99. The method for operating a high velocity combustor of claim 85, further comprising:

flowing air past the electrically conductive surface at a velocity higher than a flame front velocity in the jet of fuel absent the applied voltage potential.

100. The method for operating a high velocity combustor of claim 85, wherein the applying a voltage potential includes applying an alternating current voltage potential.

101. The method for operating a high velocity combustor of claim 85, wherein the applying a voltage potential includes applying a time-varying voltage waveform.

102. The method for operating a high velocity combustor of claim 101, wherein the applying a time-varying voltage waveform includes applying a periodic voltage waveform having a frequency of between about 50 and 10,000 Hertz.
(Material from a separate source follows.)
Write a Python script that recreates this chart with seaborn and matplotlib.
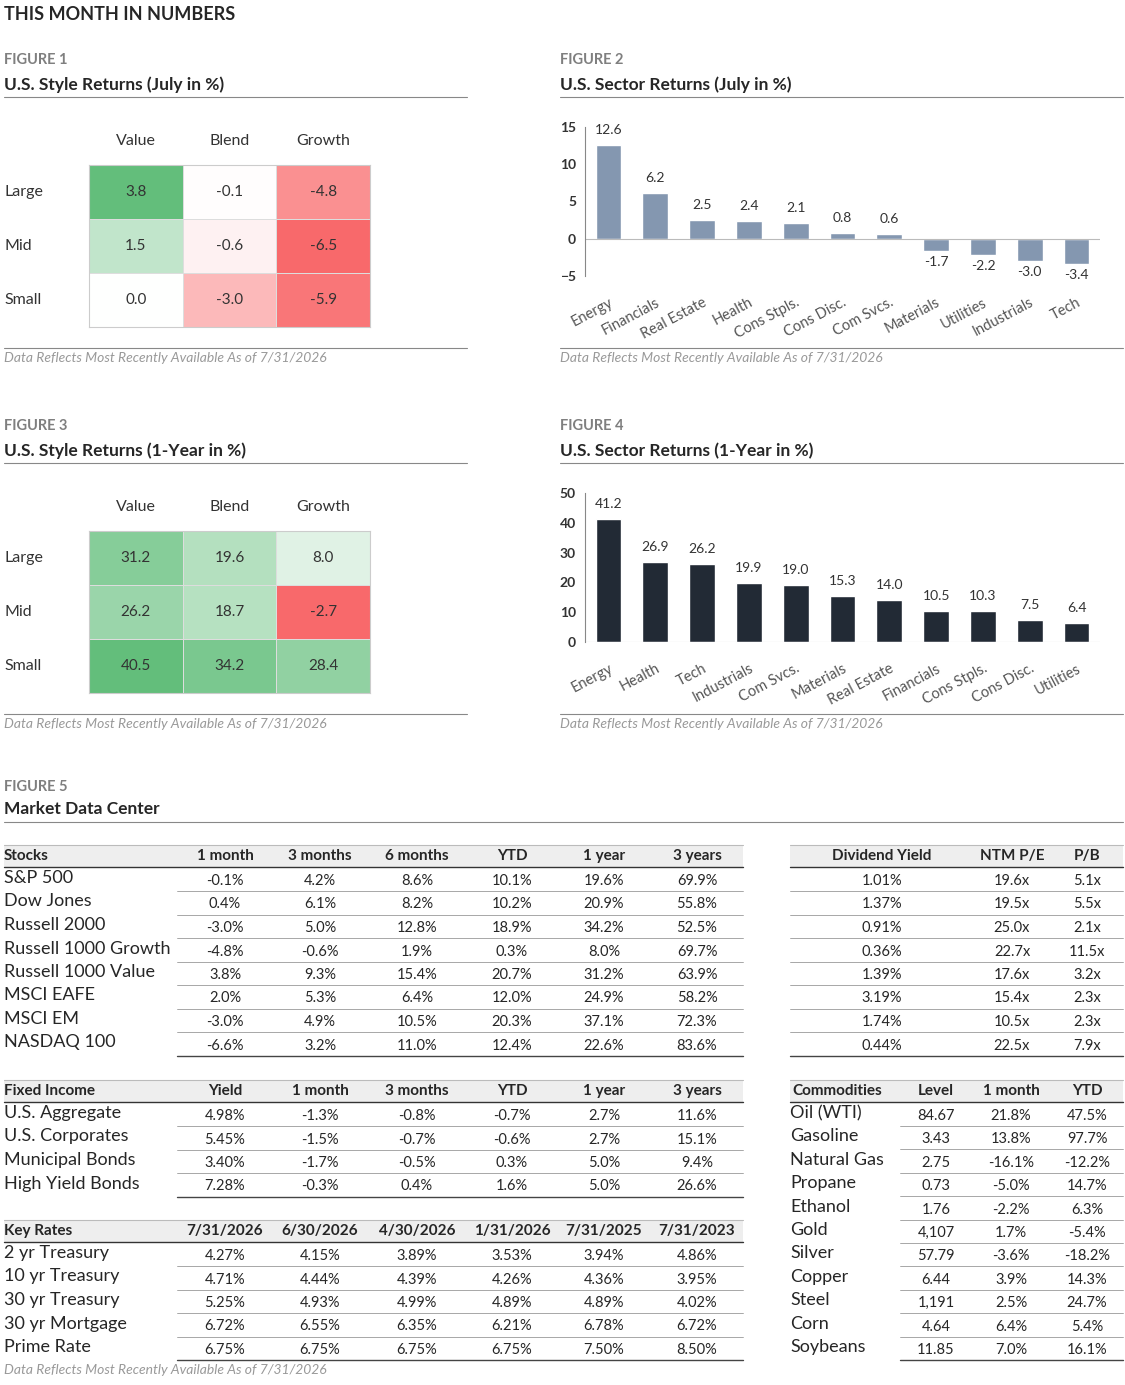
import numpy as np
import pandas as pd
import matplotlib.pyplot as plt
from matplotlib.colors import LinearSegmentedColormap, TwoSlopeNorm
import seaborn as sns

sns.set_style('white')
plt.rcParams['font.family'] = ['Lato', 'DejaVu Sans']

W, H = 1125, 1385
GRAY = '#7f7f7f'

style_rows = ['Large', 'Mid', 'Small']
style_cols = ['Value', 'Blend', 'Growth']
style_july = [[3.8, -0.1, -4.8], [1.5, -0.6, -6.5], [0.0, -3.0, -5.9]]
style_1y = [[31.2, 19.6, 8.0], [26.2, 18.7, -2.7], [40.5, 34.2, 28.4]]

sect_july = ['Energy', 'Financials', 'Real Estate', 'Health', 'Cons Stpls.', 'Cons Disc.',
             'Com Svcs.', 'Materials', 'Utilities', 'Industrials', 'Tech']
sect_july_val = [12.6, 6.2, 2.5, 2.4, 2.1, 0.8, 0.6, -1.7, -2.2, -3.0, -3.4]
sect_1y = ['Energy', 'Health', 'Tech', 'Industrials', 'Com Svcs.', 'Materials', 'Real Estate',
           'Financials', 'Cons Stpls.', 'Cons Disc.', 'Utilities']
sect_1y_val = [41.2, 26.9, 26.2, 19.9, 19.0, 15.3, 14.0, 10.5, 10.3, 7.5, 6.4]

stock_hdr = ['Stocks', '1 month', '3 months', '6 months', 'YTD', '1 year', '3 years']
stock_names = ['S&P 500', 'Dow Jones', 'Russell 2000', 'Russell 1000 Growth', 'Russell 1000 Value',
               'MSCI EAFE', 'MSCI EM', 'NASDAQ 100']
stock_vals = [['-0.1%', '4.2%', '8.6%', '10.1%', '19.6%', '69.9%'],
              ['0.4%', '6.1%', '8.2%', '10.2%', '20.9%', '55.8%'],
              ['-3.0%', '5.0%', '12.8%', '18.9%', '34.2%', '52.5%'],
              ['-4.8%', '-0.6%', '1.9%', '0.3%', '8.0%', '69.7%'],
              ['3.8%', '9.3%', '15.4%', '20.7%', '31.2%', '63.9%'],
              ['2.0%', '5.3%', '6.4%', '12.0%', '24.9%', '58.2%'],
              ['-3.0%', '4.9%', '10.5%', '20.3%', '37.1%', '72.3%'],
              ['-6.6%', '3.2%', '11.0%', '12.4%', '22.6%', '83.6%']]
val_hdr = ['Dividend Yield', 'NTM P/E', 'P/B']
val_vals = [['1.01%', '19.6x', '5.1x'], ['1.37%', '19.5x', '5.5x'], ['0.91%', '25.0x', '2.1x'],
            ['0.36%', '22.7x', '11.5x'], ['1.39%', '17.6x', '3.2x'], ['3.19%', '15.4x', '2.3x'],
            ['1.74%', '10.5x', '2.3x'], ['0.44%', '22.5x', '7.9x']]
fi_hdr = ['Fixed Income', 'Yield', '1 month', '3 months', 'YTD', '1 year', '3 years']
fi_names = ['U.S. Aggregate', 'U.S. Corporates', 'Municipal Bonds', 'High Yield Bonds']
fi_vals = [['4.98%', '-1.3%', '-0.8%', '-0.7%', '2.7%', '11.6%'],
           ['5.45%', '-1.5%', '-0.7%', '-0.6%', '2.7%', '15.1%'],
           ['3.40%', '-1.7%', '-0.5%', '0.3%', '5.0%', '9.4%'],
           ['7.28%', '-0.3%', '0.4%', '1.6%', '5.0%', '26.6%']]
kr_hdr = ['Key Rates', '7/31/2026', '6/30/2026', '4/30/2026', '1/31/2026', '7/31/2025', '7/31/2023']
kr_names = ['2 yr Treasury', '10 yr Treasury', '30 yr Treasury', '30 yr Mortgage', 'Prime Rate']
kr_vals = [['4.27%', '4.15%', '3.89%', '3.53%', '3.94%', '4.86%'],
           ['4.71%', '4.44%', '4.39%', '4.26%', '4.36%', '3.95%'],
           ['5.25%', '4.93%', '4.99%', '4.89%', '4.89%', '4.02%'],
           ['6.72%', '6.55%', '6.35%', '6.21%', '6.78%', '6.72%'],
           ['6.75%', '6.75%', '6.75%', '6.75%', '7.50%', '8.50%']]
com_hdr = ['Commodities', 'Level', '1 month', 'YTD']
com_names = ['Oil (WTI)', 'Gasoline', 'Natural Gas', 'Propane', 'Ethanol', 'Gold', 'Silver',
             'Copper', 'Steel', 'Corn', 'Soybeans']
com_vals = [['84.67', '21.8%', '47.5%'], ['3.43', '13.8%', '97.7%'], ['2.75', '-16.1%', '-12.2%'],
            ['0.73', '-5.0%', '14.7%'], ['1.76', '-2.2%', '6.3%'], ['4,107', '1.7%', '-5.4%'],
            ['57.79', '-3.6%', '-18.2%'], ['6.44', '3.9%', '14.3%'], ['1,191', '2.5%', '24.7%'],
            ['4.64', '6.4%', '5.4%'], ['11.85', '7.0%', '16.1%']]

fig = plt.figure(figsize=(W / 100, H / 100), dpi=100)


def T(x, y, s, **kw):
    kw.setdefault('va', 'center')
    kw.setdefault('fontsize', 11)
    fig.text(x / W, 1 - y / H, s, **kw)


def hline(x0, x1, y, color='#888888', lw=0.8):
    fig.add_artist(plt.Line2D([x0 / W, x1 / W], [1 - y / H, 1 - y / H], color=color, lw=lw))


def rect(x0, x1, y0, y1, color):
    fig.add_artist(plt.Rectangle((x0 / W, 1 - y1 / H), (x1 - x0) / W, (y1 - y0) / H,
                                 color=color, lw=0, zorder=0))


def axes_px(x0, y0, x1, y1):
    return fig.add_axes([x0 / W, 1 - y1 / H, (x1 - x0) / W, (y1 - y0) / H])


foot = 'Data Reflects Most Recently Available As of 7/31/2026'
T(4, 14, 'THIS MONTH IN NUMBERS', fontsize=13, fontweight='bold')

cmap = LinearSegmentedColormap.from_list('rg', ['#F8696B', '#FFFFFF', '#63BE7B'])


def heat(x0, y0, vals, num, title):
    T(x0, y0, num, color=GRAY, fontsize=10.5, fontweight='bold')
    T(x0, y0 + 25, title, fontsize=12.5, fontweight='bold')
    hline(x0, x0 + 463, y0 + 37)
    ax = axes_px(x0 + 85, y0 + 105, x0 + 366, y0 + 267)
    arr = np.array(vals)
    norm = TwoSlopeNorm(vcenter=0, vmin=min(arr.min(), -0.01), vmax=arr.max())
    sns.heatmap(pd.DataFrame(arr, index=style_rows, columns=style_cols), ax=ax, cmap=cmap,
                norm=norm, annot=True, fmt='.1f', cbar=False, linewidths=0.6,
                linecolor='#dddddd', annot_kws={'fontsize': 11, 'color': '#333333'})
    ax.xaxis.tick_top()
    ax.tick_params(length=0, labelsize=11.5, pad=12)
    ax.set_xticklabels(style_cols, color='#333333')
    ax.set_yticks([])
    for i, r in enumerate(style_rows):
        T(x0, y0 + 105 + 27 + 54 * i, r, fontsize=11.5, color='#333333')
    for s in ax.spines.values():
        s.set_visible(True)
        s.set_color('#cccccc')
    hline(x0, x0 + 463, y0 + 288)
    T(x0, y0 + 298, foot, color='#999999', fontsize=10, style='italic')


def bars(x0, y0, names, vals, color, num, title, ylim, ticks):
    T(x0, y0, num, color=GRAY, fontsize=10.5, fontweight='bold')
    T(x0, y0 + 25, title, fontsize=12.5, fontweight='bold')
    hline(x0, x0 + 563, y0 + 37)
    ax = axes_px(x0 + 25, y0 + 67, x0 + 540, y0 + 216)
    sns.barplot(x=names, y=vals, color=color, ax=ax, width=0.55, saturation=1)
    ax.set_ylim(*ylim)
    ax.set_yticks(ticks)
    ax.tick_params(axis='y', labelsize=10, colors='#333333', length=3)
    ax.tick_params(axis='x', length=0, labelsize=10.5, labelcolor='#555555', pad=14)
    ax.set_xticks(range(len(names)))
    ax.set_xticklabels(names, rotation=28, ha='right', rotation_mode='anchor')
    for lab in ax.get_yticklabels():
        lab.set_fontweight('bold')
    sns.despine(ax=ax, bottom=True)
    ax.spines['left'].set_color('#888888')
    ax.axhline(0, color='#bbbbbb', lw=0.8)
    off = (ylim[1] - ylim[0]) * 0.06
    for i, v in enumerate(vals):
        ax.text(i, v + off if v >= 0 else v - off * 0.5, f'{v:.1f}', ha='center',
                va='bottom' if v >= 0 else 'top', fontsize=10, color='#333333')
    hline(x0, x0 + 563, y0 + 288)
    T(x0, y0 + 298, foot, color='#999999', fontsize=10, style='italic')


heat(4, 60, style_july, 'FIGURE 1', 'U.S. Style Returns (July in %)')
bars(560, 60, sect_july, sect_july_val, '#8497B0', 'FIGURE 2', 'U.S. Sector Returns (July in %)',
     (-5, 15), [-5, 0, 5, 10, 15])
heat(4, 426, style_1y, 'FIGURE 3', 'U.S. Style Returns (1-Year in %)')
bars(560, 426, sect_1y, sect_1y_val, '#222A35', 'FIGURE 4', 'U.S. Sector Returns (1-Year in %)',
     (0, 50), [0, 10, 20, 30, 40, 50])

T(4, 787, 'FIGURE 5', color=GRAY, fontsize=10.5, fontweight='bold')
T(4, 809, 'Market Data Center', fontsize=12.5, fontweight='bold')
hline(4, 1123, 822)

colx = [225, 320, 417, 512, 604, 697]


def table(x0, x1, y_hdr, hdr, hdr_x, names, rows, row_y, val_x, line_x0, name_size=13):
    rect(x0, x1, y_hdr - 11, y_hdr + 11, '#eeeeee')
    hline(x0, x1, y_hdr - 11, '#bbbbbb')
    hline(x0, x1, y_hdr + 11, '#333333', 1.0)
    for i, h in enumerate(hdr):
        ha = 'left' if (i == 0 and names is not None) else 'center'
        T(hdr_x[i], y_hdr, h, fontweight='bold', fontsize=11, ha=ha)
    for r, row in enumerate(rows):
        y = row_y[r]
        if names is not None:
            T(x0, y - 2, names[r], fontsize=name_size)
        for c, v in enumerate(row):
            T(val_x[c], y + 1, v, fontsize=10.5, ha='center')
        hline(line_x0, x1, y + 11, '#444444' if r == len(rows) - 1 else '#999999',
              1.0 if r == len(rows) - 1 else 0.6)


sy = [880 + i * 23.5 for i in range(8)]
table(4, 743, 856, stock_hdr, [4] + colx, stock_names, stock_vals, sy, colx, 177)
table(790, 1123, 856, val_hdr, [882, 1012, 1087], None, val_vals, sy, [882, 1012, 1087], 790)
fy = [1115 + i * 23.5 for i in range(4)]
table(4, 743, 1091, fi_hdr, [4] + colx, fi_names, fi_vals, fy, colx, 177)
ky = [1255 + i * 23.5 for i in range(5)]
table(4, 743, 1231, kr_hdr, [4] + colx, kr_names, kr_vals, ky, colx, 177)
cy = [1115 + i * 23.4 for i in range(11)]
table(790, 1123, 1091, com_hdr, [792, 936, 1011, 1087], com_names, com_vals, cy,
      [936, 1011, 1087], 900)
T(4, 1370, foot, color='#999999', fontsize=10, style='italic')

fig.savefig('out.png', dpi=100)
103. The method for operating a high velocity combustor of claim 102, wherein the applying a time-varying voltage waveform includes applying a periodic voltage waveform having a frequency of between about 200 and 800 Hertz.

104. The method for operating a high velocity combustor of claim 101, wherein the applying a time-varying voltage waveform includes applying one of a: square waveform, sine waveform, triangular waveform, truncated triangular waveform, sawtooth waveform, logarithmic waveform, asymmetric waveform, or exponential waveform.

105. The method for operating a high velocity combustor of claim 101, wherein the applying a time-varying voltage waveform includes applying a waveform having an amplitude of between about ±1000 volts and ±115,000 volts.

106. The method for operating a high velocity combustor of claim 105, wherein the applying a time-varying voltage waveform includes applying a waveform having an amplitude of between about ±8000 volts and ±40,000 volts.

107. The method for operating a high velocity combustor of claim 85, further comprising:

holding the electrically conductive surface substantially at voltage ground.

108. The method for operating a high velocity combustor of claim 85, further comprising:

electrically isolating the voltage potential applied to the jet of fuel from ground.